:: Stated problem ::
The listing below must be repeated word for word, with its images excluded.

===== Data excerpt

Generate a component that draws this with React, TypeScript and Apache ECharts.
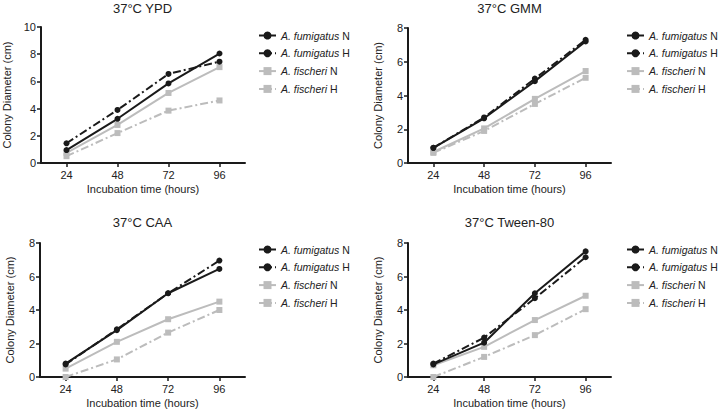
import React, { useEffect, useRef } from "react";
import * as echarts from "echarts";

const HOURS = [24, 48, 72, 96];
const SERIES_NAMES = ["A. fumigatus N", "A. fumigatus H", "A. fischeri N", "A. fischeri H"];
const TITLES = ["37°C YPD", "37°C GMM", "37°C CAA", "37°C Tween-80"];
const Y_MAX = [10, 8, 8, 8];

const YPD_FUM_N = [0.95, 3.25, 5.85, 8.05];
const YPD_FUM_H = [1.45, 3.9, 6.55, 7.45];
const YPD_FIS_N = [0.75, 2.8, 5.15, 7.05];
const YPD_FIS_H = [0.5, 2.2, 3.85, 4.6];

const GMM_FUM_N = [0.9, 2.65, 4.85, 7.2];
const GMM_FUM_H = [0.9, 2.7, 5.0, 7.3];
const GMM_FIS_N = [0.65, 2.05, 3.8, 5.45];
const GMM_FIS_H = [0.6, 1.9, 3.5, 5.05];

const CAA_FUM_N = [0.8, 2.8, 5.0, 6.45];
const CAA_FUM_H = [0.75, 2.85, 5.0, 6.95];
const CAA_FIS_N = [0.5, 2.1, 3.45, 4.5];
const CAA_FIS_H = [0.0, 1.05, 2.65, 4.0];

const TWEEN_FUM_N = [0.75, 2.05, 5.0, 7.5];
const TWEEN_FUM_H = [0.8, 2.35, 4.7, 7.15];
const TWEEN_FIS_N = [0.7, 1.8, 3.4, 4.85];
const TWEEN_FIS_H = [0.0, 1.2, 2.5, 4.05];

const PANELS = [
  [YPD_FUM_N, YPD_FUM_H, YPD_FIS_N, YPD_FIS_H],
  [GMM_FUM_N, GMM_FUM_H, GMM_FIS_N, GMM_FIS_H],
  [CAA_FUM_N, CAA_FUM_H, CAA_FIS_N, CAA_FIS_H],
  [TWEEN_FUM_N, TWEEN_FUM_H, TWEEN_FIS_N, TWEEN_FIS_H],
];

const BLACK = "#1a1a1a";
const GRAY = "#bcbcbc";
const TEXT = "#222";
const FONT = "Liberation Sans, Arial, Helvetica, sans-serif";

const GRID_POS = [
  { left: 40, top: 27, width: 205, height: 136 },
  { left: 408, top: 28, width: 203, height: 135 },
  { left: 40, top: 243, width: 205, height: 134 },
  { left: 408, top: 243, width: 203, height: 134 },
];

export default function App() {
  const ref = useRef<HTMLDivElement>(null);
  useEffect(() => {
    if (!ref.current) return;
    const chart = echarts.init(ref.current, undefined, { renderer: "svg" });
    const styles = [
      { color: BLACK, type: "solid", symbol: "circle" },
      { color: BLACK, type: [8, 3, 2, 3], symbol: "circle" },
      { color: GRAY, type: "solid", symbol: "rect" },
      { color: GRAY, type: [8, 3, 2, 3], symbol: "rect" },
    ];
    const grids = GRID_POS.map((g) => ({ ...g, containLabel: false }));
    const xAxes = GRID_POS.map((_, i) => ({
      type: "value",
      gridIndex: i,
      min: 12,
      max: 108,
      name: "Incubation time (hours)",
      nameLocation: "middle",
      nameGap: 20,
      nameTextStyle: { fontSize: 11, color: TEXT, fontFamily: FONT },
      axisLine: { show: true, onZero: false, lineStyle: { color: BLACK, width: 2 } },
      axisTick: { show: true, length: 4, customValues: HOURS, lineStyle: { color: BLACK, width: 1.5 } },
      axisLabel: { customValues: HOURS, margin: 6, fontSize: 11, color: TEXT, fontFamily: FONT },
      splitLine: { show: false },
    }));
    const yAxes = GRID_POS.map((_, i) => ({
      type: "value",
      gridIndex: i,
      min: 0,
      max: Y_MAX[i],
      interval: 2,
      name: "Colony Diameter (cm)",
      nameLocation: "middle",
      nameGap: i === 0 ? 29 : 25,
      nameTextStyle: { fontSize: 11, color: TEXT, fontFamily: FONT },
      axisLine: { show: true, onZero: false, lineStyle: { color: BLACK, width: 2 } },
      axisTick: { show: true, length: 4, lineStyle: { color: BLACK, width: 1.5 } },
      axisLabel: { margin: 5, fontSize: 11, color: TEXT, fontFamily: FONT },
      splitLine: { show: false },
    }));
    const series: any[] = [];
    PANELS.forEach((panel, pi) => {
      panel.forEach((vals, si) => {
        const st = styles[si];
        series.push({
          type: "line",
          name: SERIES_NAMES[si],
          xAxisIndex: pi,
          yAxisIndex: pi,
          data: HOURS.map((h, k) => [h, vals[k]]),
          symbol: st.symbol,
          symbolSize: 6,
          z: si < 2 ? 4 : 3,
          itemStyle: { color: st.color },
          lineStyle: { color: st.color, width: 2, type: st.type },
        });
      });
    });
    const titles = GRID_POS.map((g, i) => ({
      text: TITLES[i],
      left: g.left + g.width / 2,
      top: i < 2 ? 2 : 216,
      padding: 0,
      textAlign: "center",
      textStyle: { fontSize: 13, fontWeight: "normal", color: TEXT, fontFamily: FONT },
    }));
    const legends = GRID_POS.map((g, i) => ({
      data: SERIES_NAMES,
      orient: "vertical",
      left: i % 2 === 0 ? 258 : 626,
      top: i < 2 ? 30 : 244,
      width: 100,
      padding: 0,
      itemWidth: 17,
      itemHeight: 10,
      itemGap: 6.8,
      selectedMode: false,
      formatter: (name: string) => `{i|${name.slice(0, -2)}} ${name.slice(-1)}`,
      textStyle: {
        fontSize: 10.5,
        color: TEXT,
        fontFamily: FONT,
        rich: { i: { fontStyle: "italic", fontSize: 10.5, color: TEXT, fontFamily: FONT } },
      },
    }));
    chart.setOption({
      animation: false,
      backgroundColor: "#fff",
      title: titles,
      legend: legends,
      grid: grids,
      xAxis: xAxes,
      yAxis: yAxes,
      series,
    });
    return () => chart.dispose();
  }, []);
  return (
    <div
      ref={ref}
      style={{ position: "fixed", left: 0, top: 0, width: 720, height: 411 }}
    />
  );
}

==========

:: Exercise answer ::
Generate a component that draws this with React, TypeScript and Apache ECharts.
import React, { useEffect, useRef } from "react";
import * as echarts from "echarts";

const HOURS = [24, 48, 72, 96];
const SERIES_NAMES = ["A. fumigatus N", "A. fumigatus H", "A. fischeri N", "A. fischeri H"];
const TITLES = ["37°C YPD", "37°C GMM", "37°C CAA", "37°C Tween-80"];
const Y_MAX = [10, 8, 8, 8];

const YPD_FUM_N = [0.95, 3.25, 5.85, 8.05];
const YPD_FUM_H = [1.45, 3.9, 6.55, 7.45];
const YPD_FIS_N = [0.75, 2.8, 5.15, 7.05];
const YPD_FIS_H = [0.5, 2.2, 3.85, 4.6];

const GMM_FUM_N = [0.9, 2.65, 4.85, 7.2];
const GMM_FUM_H = [0.9, 2.7, 5.0, 7.3];
const GMM_FIS_N = [0.65, 2.05, 3.8, 5.45];
const GMM_FIS_H = [0.6, 1.9, 3.5, 5.05];

const CAA_FUM_N = [0.8, 2.8, 5.0, 6.45];
const CAA_FUM_H = [0.75, 2.85, 5.0, 6.95];
const CAA_FIS_N = [0.5, 2.1, 3.45, 4.5];
const CAA_FIS_H = [0.0, 1.05, 2.65, 4.0];

const TWEEN_FUM_N = [0.75, 2.05, 5.0, 7.5];
const TWEEN_FUM_H = [0.8, 2.35, 4.7, 7.15];
const TWEEN_FIS_N = [0.7, 1.8, 3.4, 4.85];
const TWEEN_FIS_H = [0.0, 1.2, 2.5, 4.05];

const PANELS = [
  [YPD_FUM_N, YPD_FUM_H, YPD_FIS_N, YPD_FIS_H],
  [GMM_FUM_N, GMM_FUM_H, GMM_FIS_N, GMM_FIS_H],
  [CAA_FUM_N, CAA_FUM_H, CAA_FIS_N, CAA_FIS_H],
  [TWEEN_FUM_N, TWEEN_FUM_H, TWEEN_FIS_N, TWEEN_FIS_H],
];

const BLACK = "#1a1a1a";
const GRAY = "#bcbcbc";
const TEXT = "#222";
const FONT = "Liberation Sans, Arial, Helvetica, sans-serif";

const GRID_POS = [
  { left: 40, top: 27, width: 205, height: 136 },
  { left: 408, top: 28, width: 203, height: 135 },
  { left: 40, top: 243, width: 205, height: 134 },
  { left: 408, top: 243, width: 203, height: 134 },
];

export default function App() {
  const ref = useRef<HTMLDivElement>(null);
  useEffect(() => {
    if (!ref.current) return;
    const chart = echarts.init(ref.current, undefined, { renderer: "svg" });
    const styles = [
      { color: BLACK, type: "solid", symbol: "circle" },
      { color: BLACK, type: [8, 3, 2, 3], symbol: "circle" },
      { color: GRAY, type: "solid", symbol: "rect" },
      { color: GRAY, type: [8, 3, 2, 3], symbol: "rect" },
    ];
    const grids = GRID_POS.map((g) => ({ ...g, containLabel: false }));
    const xAxes = GRID_POS.map((_, i) => ({
      type: "value",
      gridIndex: i,
      min: 12,
      max: 108,
      name: "Incubation time (hours)",
      nameLocation: "middle",
      nameGap: 20,
      nameTextStyle: { fontSize: 11, color: TEXT, fontFamily: FONT },
      axisLine: { show: true, onZero: false, lineStyle: { color: BLACK, width: 2 } },
      axisTick: { show: true, length: 4, customValues: HOURS, lineStyle: { color: BLACK, width: 1.5 } },
      axisLabel: { customValues: HOURS, margin: 6, fontSize: 11, color: TEXT, fontFamily: FONT },
      splitLine: { show: false },
    }));
    const yAxes = GRID_POS.map((_, i) => ({
      type: "value",
      gridIndex: i,
      min: 0,
      max: Y_MAX[i],
      interval: 2,
      name: "Colony Diameter (cm)",
      nameLocation: "middle",
      nameGap: i === 0 ? 29 : 25,
      nameTextStyle: { fontSize: 11, color: TEXT, fontFamily: FONT },
      axisLine: { show: true, onZero: false, lineStyle: { color: BLACK, width: 2 } },
      axisTick: { show: true, length: 4, lineStyle: { color: BLACK, width: 1.5 } },
      axisLabel: { margin: 5, fontSize: 11, color: TEXT, fontFamily: FONT },
      splitLine: { show: false },
    }));
    const series: any[] = [];
    PANELS.forEach((panel, pi) => {
      panel.forEach((vals, si) => {
        const st = styles[si];
        series.push({
          type: "line",
          name: SERIES_NAMES[si],
          xAxisIndex: pi,
          yAxisIndex: pi,
          data: HOURS.map((h, k) => [h, vals[k]]),
          symbol: st.symbol,
          symbolSize: 6,
          z: si < 2 ? 4 : 3,
          itemStyle: { color: st.color },
          lineStyle: { color: st.color, width: 2, type: st.type },
        });
      });
    });
    const titles = GRID_POS.map((g, i) => ({
      text: TITLES[i],
      left: g.left + g.width / 2,
      top: i < 2 ? 2 : 216,
      padding: 0,
      textAlign: "center",
      textStyle: { fontSize: 13, fontWeight: "normal", color: TEXT, fontFamily: FONT },
    }));
    const legends = GRID_POS.map((g, i) => ({
      data: SERIES_NAMES,
      orient: "vertical",
      left: i % 2 === 0 ? 258 : 626,
      top: i < 2 ? 30 : 244,
      width: 100,
      padding: 0,
      itemWidth: 17,
      itemHeight: 10,
      itemGap: 6.8,
      selectedMode: false,
      formatter: (name: string) => `{i|${name.slice(0, -2)}} ${name.slice(-1)}`,
      textStyle: {
        fontSize: 10.5,
        color: TEXT,
        fontFamily: FONT,
        rich: { i: { fontStyle: "italic", fontSize: 10.5, color: TEXT, fontFamily: FONT } },
      },
    }));
    chart.setOption({
      animation: false,
      backgroundColor: "#fff",
      title: titles,
      legend: legends,
      grid: grids,
      xAxis: xAxes,
      yAxis: yAxes,
      series,
    });
    return () => chart.dispose();
  }, []);
  return (
    <div
      ref={ref}
      style={{ position: "fixed", left: 0, top: 0, width: 720, height: 411 }}
    />
  );
}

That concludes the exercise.